━━ Given records

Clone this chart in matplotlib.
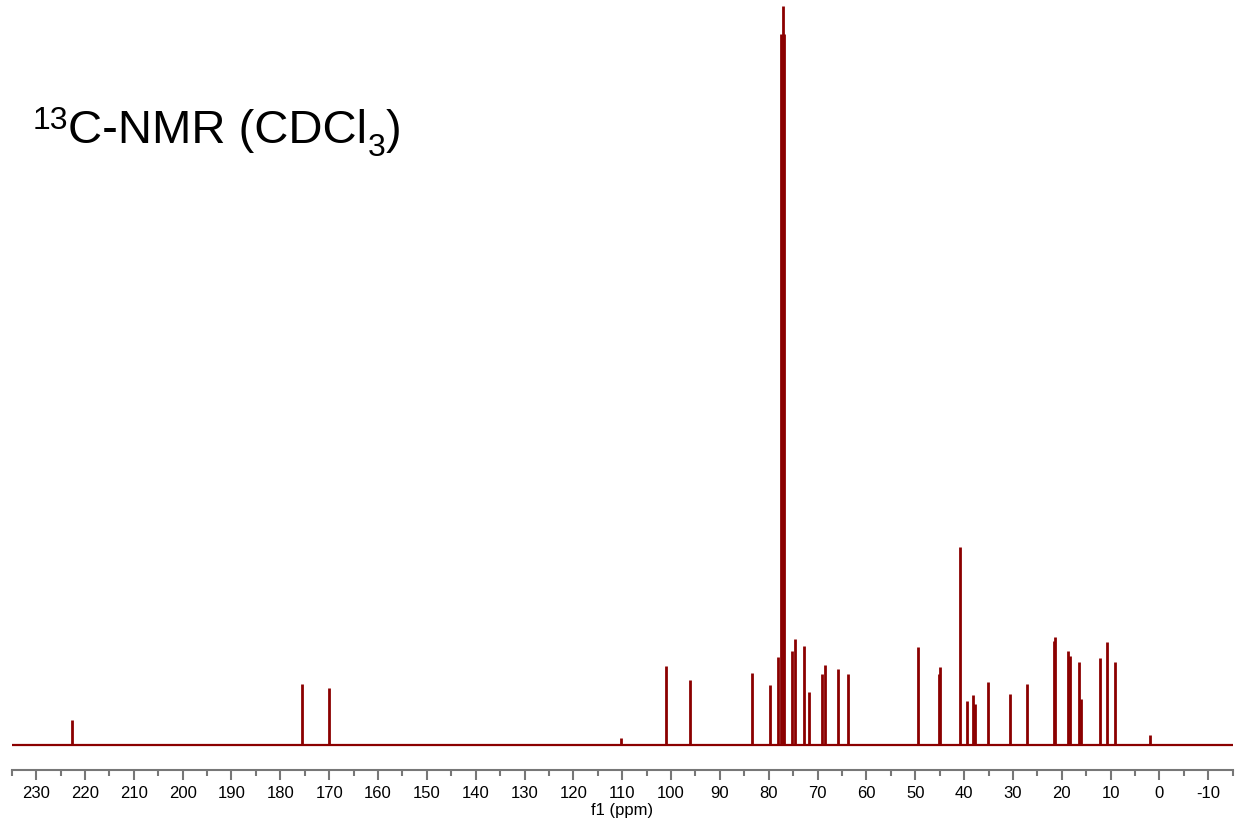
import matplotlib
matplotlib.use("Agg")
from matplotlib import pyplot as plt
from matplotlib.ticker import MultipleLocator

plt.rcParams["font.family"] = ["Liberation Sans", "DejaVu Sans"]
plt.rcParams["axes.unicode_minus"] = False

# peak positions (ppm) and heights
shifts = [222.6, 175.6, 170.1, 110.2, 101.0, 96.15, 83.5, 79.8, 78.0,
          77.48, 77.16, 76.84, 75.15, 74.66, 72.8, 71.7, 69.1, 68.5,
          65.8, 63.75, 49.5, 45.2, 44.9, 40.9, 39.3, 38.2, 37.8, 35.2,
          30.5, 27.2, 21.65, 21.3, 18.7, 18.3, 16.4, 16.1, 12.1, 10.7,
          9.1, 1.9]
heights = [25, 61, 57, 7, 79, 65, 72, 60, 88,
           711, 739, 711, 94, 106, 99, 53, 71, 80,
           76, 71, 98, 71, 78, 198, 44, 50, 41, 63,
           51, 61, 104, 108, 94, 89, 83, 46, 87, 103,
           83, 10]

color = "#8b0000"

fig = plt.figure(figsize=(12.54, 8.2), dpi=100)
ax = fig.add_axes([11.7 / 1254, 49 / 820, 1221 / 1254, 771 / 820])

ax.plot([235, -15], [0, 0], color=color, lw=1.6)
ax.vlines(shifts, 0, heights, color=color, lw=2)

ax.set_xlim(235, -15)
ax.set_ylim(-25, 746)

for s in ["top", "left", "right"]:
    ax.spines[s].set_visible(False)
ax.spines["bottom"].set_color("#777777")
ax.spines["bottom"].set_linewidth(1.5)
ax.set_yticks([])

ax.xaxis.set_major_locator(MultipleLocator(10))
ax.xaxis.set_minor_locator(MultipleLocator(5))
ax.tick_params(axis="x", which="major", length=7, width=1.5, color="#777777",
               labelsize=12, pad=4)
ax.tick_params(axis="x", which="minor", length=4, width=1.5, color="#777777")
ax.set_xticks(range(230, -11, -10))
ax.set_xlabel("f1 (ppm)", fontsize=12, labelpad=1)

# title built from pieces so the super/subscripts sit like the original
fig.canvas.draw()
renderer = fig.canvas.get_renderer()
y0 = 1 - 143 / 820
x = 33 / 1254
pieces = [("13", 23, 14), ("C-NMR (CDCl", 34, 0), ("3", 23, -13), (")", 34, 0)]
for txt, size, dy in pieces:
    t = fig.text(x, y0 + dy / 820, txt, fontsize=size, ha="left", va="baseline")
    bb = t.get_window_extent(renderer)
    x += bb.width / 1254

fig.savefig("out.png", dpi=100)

━━━━
━━ Given records

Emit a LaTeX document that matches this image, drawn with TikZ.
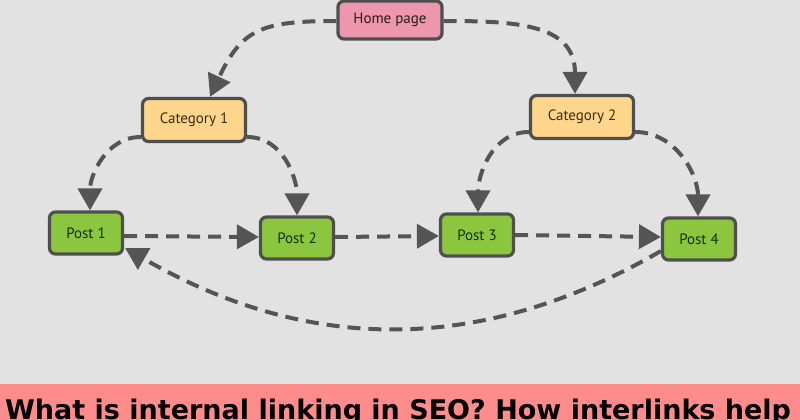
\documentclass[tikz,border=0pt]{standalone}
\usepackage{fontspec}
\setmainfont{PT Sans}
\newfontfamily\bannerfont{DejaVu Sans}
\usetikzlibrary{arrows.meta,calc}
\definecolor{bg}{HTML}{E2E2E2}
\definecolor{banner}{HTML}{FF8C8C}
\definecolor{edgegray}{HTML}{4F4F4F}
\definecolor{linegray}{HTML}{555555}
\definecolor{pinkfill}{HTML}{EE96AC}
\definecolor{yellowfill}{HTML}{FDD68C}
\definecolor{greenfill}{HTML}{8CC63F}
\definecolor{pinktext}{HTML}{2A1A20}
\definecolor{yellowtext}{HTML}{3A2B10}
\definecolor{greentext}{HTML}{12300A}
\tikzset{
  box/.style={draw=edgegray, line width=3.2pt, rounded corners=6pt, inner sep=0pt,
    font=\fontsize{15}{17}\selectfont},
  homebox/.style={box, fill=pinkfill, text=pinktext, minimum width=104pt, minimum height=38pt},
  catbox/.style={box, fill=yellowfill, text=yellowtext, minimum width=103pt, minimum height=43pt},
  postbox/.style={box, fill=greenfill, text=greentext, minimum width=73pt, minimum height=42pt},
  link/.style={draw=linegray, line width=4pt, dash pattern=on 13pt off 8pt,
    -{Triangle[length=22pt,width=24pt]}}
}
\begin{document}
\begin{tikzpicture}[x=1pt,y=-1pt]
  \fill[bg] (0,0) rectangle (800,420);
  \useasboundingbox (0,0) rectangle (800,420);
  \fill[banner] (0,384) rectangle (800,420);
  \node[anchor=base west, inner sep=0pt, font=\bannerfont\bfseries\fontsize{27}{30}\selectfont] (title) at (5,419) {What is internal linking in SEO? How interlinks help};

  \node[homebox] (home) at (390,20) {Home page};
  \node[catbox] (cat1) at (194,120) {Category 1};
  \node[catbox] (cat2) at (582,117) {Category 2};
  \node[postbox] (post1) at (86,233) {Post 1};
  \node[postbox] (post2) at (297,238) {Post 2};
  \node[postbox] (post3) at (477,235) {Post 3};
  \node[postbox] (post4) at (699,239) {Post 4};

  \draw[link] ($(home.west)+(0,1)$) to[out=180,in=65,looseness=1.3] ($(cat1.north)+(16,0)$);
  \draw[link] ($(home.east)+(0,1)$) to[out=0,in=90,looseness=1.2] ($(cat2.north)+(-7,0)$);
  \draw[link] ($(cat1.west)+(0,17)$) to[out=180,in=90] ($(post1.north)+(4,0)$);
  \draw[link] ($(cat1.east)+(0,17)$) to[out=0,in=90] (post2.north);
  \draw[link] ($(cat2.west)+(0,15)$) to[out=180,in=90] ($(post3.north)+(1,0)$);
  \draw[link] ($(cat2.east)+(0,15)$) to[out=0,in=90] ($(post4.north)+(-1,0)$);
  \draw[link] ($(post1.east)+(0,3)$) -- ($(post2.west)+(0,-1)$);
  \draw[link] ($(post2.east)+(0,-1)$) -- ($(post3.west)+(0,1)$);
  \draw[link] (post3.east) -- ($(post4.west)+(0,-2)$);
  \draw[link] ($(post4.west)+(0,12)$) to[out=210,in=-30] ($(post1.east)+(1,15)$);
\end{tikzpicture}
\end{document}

━━━━

* Short task *
Go back to the lines above and output, exactly as they stand, the ones from the line containing "Emit a LaTeX" to the line containing "(post4) at (699,239)". Leave all pictures behind.

* Final answer *
Emit a LaTeX document that matches this image, drawn with TikZ.
\documentclass[tikz,border=0pt]{standalone}
\usepackage{fontspec}
\setmainfont{PT Sans}
\newfontfamily\bannerfont{DejaVu Sans}
\usetikzlibrary{arrows.meta,calc}
\definecolor{bg}{HTML}{E2E2E2}
\definecolor{banner}{HTML}{FF8C8C}
\definecolor{edgegray}{HTML}{4F4F4F}
\definecolor{linegray}{HTML}{555555}
\definecolor{pinkfill}{HTML}{EE96AC}
\definecolor{yellowfill}{HTML}{FDD68C}
\definecolor{greenfill}{HTML}{8CC63F}
\definecolor{pinktext}{HTML}{2A1A20}
\definecolor{yellowtext}{HTML}{3A2B10}
\definecolor{greentext}{HTML}{12300A}
\tikzset{
  box/.style={draw=edgegray, line width=3.2pt, rounded corners=6pt, inner sep=0pt,
    font=\fontsize{15}{17}\selectfont},
  homebox/.style={box, fill=pinkfill, text=pinktext, minimum width=104pt, minimum height=38pt},
  catbox/.style={box, fill=yellowfill, text=yellowtext, minimum width=103pt, minimum height=43pt},
  postbox/.style={box, fill=greenfill, text=greentext, minimum width=73pt, minimum height=42pt},
  link/.style={draw=linegray, line width=4pt, dash pattern=on 13pt off 8pt,
    -{Triangle[length=22pt,width=24pt]}}
}
\begin{document}
\begin{tikzpicture}[x=1pt,y=-1pt]
  \fill[bg] (0,0) rectangle (800,420);
  \useasboundingbox (0,0) rectangle (800,420);
  \fill[banner] (0,384) rectangle (800,420);
  \node[anchor=base west, inner sep=0pt, font=\bannerfont\bfseries\fontsize{27}{30}\selectfont] (title) at (5,419) {What is internal linking in SEO? How interlinks help};

  \node[homebox] (home) at (390,20) {Home page};
  \node[catbox] (cat1) at (194,120) {Category 1};
  \node[catbox] (cat2) at (582,117) {Category 2};
  \node[postbox] (post1) at (86,233) {Post 1};
  \node[postbox] (post2) at (297,238) {Post 2};
  \node[postbox] (post3) at (477,235) {Post 3};
  \node[postbox] (post4) at (699,239) {Post 4};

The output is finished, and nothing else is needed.